In the vein of “awful people who became awful because they suffered childhood trauma” family drama movies, this one is not half bad. That’s mainly due to Adam Scott, who is one of the more versatile and under-appreciated actors working today. Scott plays the damaged, stuck in the hometown older brother who picks up his younger brother and the brother’s girlfriend from college and proceeds to fall in love with the latter. Scott is a depressive, an alternately cruel and then apologetic anti-hero, who maligns the girlfriend as a whore who will hurt his naive little brother. The problem is that she succumbs to his damaged entreaties, thus partially cementing his earlier uncharitable appraisal.

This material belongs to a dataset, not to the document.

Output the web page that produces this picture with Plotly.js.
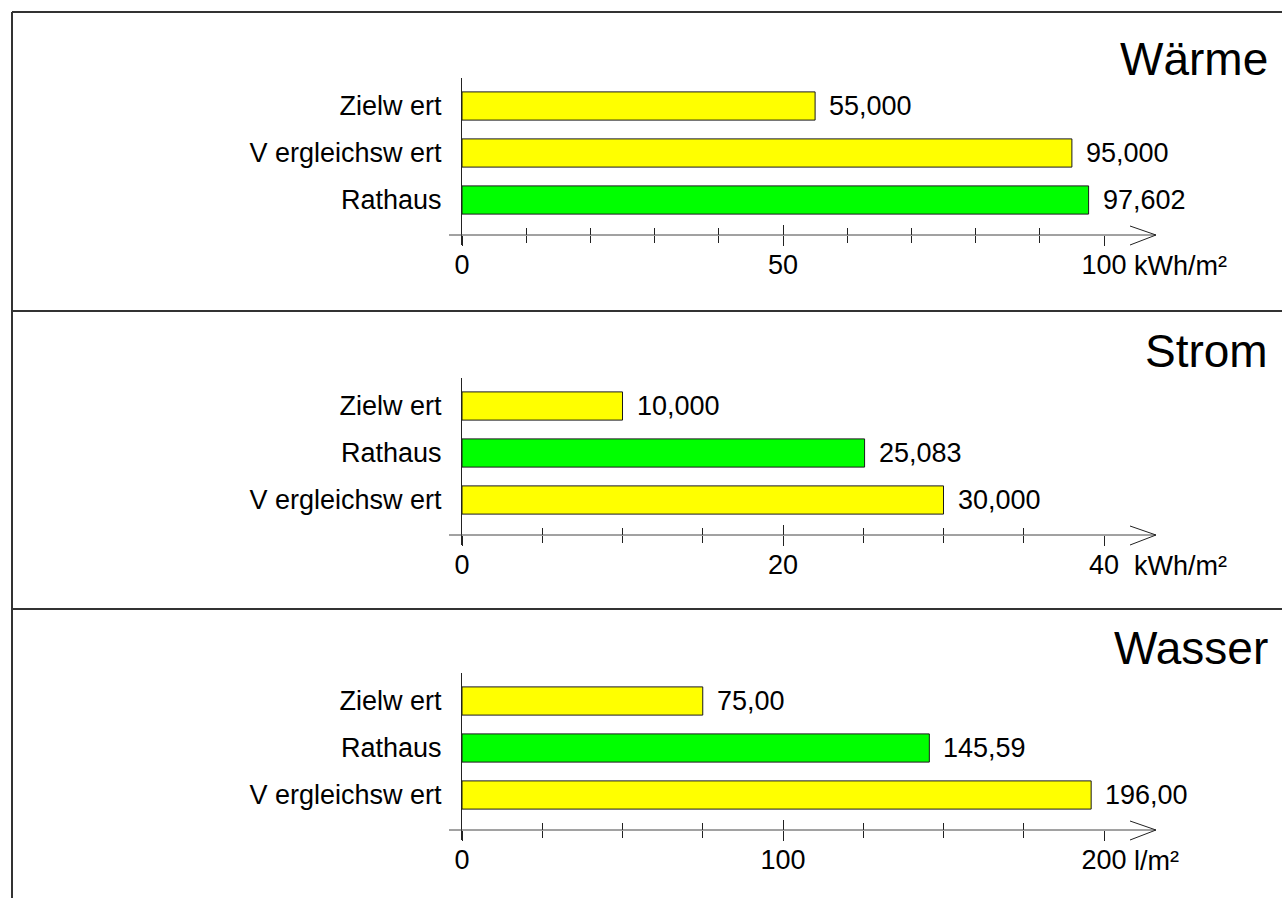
<!DOCTYPE html>
<html><head><meta charset="utf-8">
<script src="https://cdn.plot.ly/plotly-3.0.1.min.js"></script>
<style>html,body{margin:0;padding:0;background:#fff}</style>
</head><body><div id="chart" style="width:1282px;height:898px"></div>
<script>
// ---- data ----
const titles = ['Wärme', 'Strom', 'Wasser'];
const units = ['kWh/m²', 'kWh/m²', 'l/m²'];

const waermeCats = ['Zielw ert', 'V ergleichsw ert', 'Rathaus'];
const waermeVals = [55, 95, 97.602];
const waermeLabels = ['55,000', '95,000', '97,602'];

const stromCats = ['Zielw ert', 'Rathaus', 'V ergleichsw ert'];
const stromVals = [10, 25.083, 30];
const stromLabels = ['10,000', '25,083', '30,000'];

const wasserCats = ['Zielw ert', 'Rathaus', 'V ergleichsw ert'];
const wasserVals = [75, 145.59, 196];
const wasserLabels = ['75,00', '145,59', '196,00'];

const axisMax = [100, 40, 200];
const majorTicks = [[0, 50, 100], [0, 20, 40], [0, 100, 200]];
const minorStep = [10, 5, 25];

// ---- layout (pixels) ----
const W = 1282, H = 898;
const X0 = 462, X1 = 1104;
const FONT = 'Liberation Sans, Arial, sans-serif';
const topCenters = [106, 406, 701];
const titleY = [59, 351, 648];
const SP = 47;
const px = v => v / W;
const py = v => 1 - v / H;

const panels = [
  {cats: waermeCats, vals: waermeVals, labels: waermeLabels},
  {cats: stromCats, vals: stromVals, labels: stromLabels},
  {cats: wasserCats, vals: wasserVals, labels: wasserLabels}
];

const data = [];
const layout = {
  width: W, height: H,
  margin: {l: 0, r: 0, t: 0, b: 0},
  paper_bgcolor: '#fff', plot_bgcolor: 'rgba(0,0,0,0)',
  showlegend: false, hovermode: false,
  font: {family: FONT, size: 27, color: '#000'},
  annotations: [], shapes: []
};

const lineCol = '#333';
function seg(x0, y0, x1, y1, w, c) {
  layout.shapes.push({type: 'line', xref: 'paper', yref: 'paper',
    x0: px(x0), y0: py(y0), x1: px(x1), y1: py(y1),
    line: {color: c || lineCol, width: w || 1}});
}

panels.forEach((p, i) => {
  const n = i + 1;
  const xa = n === 1 ? 'x' : 'x' + n;
  const ya = n === 1 ? 'y' : 'y' + n;
  const xov = 'x' + (n + 3);
  const xKey = n === 1 ? 'xaxis' : 'xaxis' + n;
  const yKey = n === 1 ? 'yaxis' : 'yaxis' + n;
  const ovKey = 'xaxis' + (n + 3);
  const c0 = topCenters[i];
  const T = c0 - 28, B = c0 + 2 * SP + 45, axisY = c0 + 2 * SP + 35;

  data.push({
    type: 'bar', orientation: 'h', x: p.vals, y: p.cats,
    xaxis: xa, yaxis: ya, width: 0.6,
    marker: {color: p.cats.map(c => c === 'Rathaus' ? '#00ff00' : '#ffff00'),
             line: {color: '#1a1a1a', width: 1}},
    hoverinfo: 'skip'
  });
  // empty trace so the overlaying tick axis (upper tick halves) is drawn
  data.push({type: 'scatter', x: [], y: [], xaxis: xov, yaxis: ya, hoverinfo: 'skip'});

  const common = {
    domain: [px(X0), px(X1)], range: [0, axisMax[i]],
    anchor: 'free', position: py(axisY), side: 'bottom',
    showgrid: false, zeroline: false, showline: false, fixedrange: true,
    tickcolor: '#222', tickwidth: 1, ticklen: 10,
    tickmode: 'array', tickvals: majorTicks[i]
  };
  layout[xKey] = Object.assign({}, common, {
    ticks: 'outside', ticktext: majorTicks[i].map(String),
    tickfont: {family: FONT, size: 27, color: '#000'},
    ticklabelstandoff: -4,
    minor: {dtick: minorStep[i], ticks: 'outside', ticklen: 7, tickcolor: '#222', tickwidth: 1, showgrid: false}
  });
  layout[ovKey] = Object.assign({}, common, {
    overlaying: xa, ticks: 'inside', showticklabels: false,
    minor: {dtick: minorStep[i], ticks: 'inside', ticklen: 7, tickcolor: '#222', tickwidth: 1, showgrid: false}
  });
  layout[yKey] = {
    domain: [py(B), py(T)], anchor: xa, type: 'category',
    categoryorder: 'array', categoryarray: p.cats.slice().reverse(),
    range: [-45 / SP, 2 + 28 / SP],
    showline: true, linecolor: '#222', linewidth: 1,
    ticks: '', showgrid: false, zeroline: false, fixedrange: true,
    tickfont: {family: FONT, size: 27, color: '#000'},
    ticklabelstandoff: 14
  };

  // value labels
  p.vals.forEach((v, k) => {
    layout.annotations.push({xref: xa, yref: ya, x: v, y: p.cats[k],
      text: p.labels[k], showarrow: false, xanchor: 'left', yanchor: 'middle',
      xshift: 12, font: {family: FONT, size: 27, color: '#000'}});
  });
  // unit
  layout.annotations.push({xref: xa, yref: 'paper', x: axisMax[i], y: py(axisY + 31),
    text: units[i], showarrow: false, xanchor: 'left', yanchor: 'middle',
    xshift: 28, font: {family: FONT, size: 27, color: '#000'}});
  // title
  layout.annotations.push({xref: 'paper', yref: 'paper', x: px(1270), y: py(titleY[i]),
    text: titles[i], showarrow: false, xanchor: 'right', yanchor: 'middle',
    font: {family: FONT, size: 46, color: '#000'}});

  // axis line with arrow
  seg(449, axisY, 1156, axisY, 1, '#444');
  seg(1130, axisY - 9, 1156, axisY, 1, '#222');
  seg(1130, axisY + 10, 1156, axisY, 1, '#222');
});

// frame lines
seg(12, 12, 1282, 12, 2);
seg(12, 12, 12, 898, 2);
seg(12, 311, 1282, 311, 2);
seg(12, 609, 1282, 609, 2);

Plotly.newPlot('chart', data, layout, {displayModeBar: false, staticPlot: true});
</script>
</body></html>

There is the obligatory childhood trauma and the big reveal, and it could all be so pat, except for Scott’s ability to communicate real suffering and writer-director Lee Toland Krieger’s insistence on taking these characters seriously instead of using them as charming archetypes to condescend to the audience. More to the credit, there is no wrap-up or deeper understanding. It starts messy and ends up hopeful but still messy, which is commendable.
There are problems. The hometown is overpopulated by distinctive characters, the father (J.K. Simmons) is too seminal to be so underdeveloped and the hipster soundtrack is now so obligatory it borders on self-parody. Still, a worthwhile watch on a rainy Saturday. Thanks, Xmastime.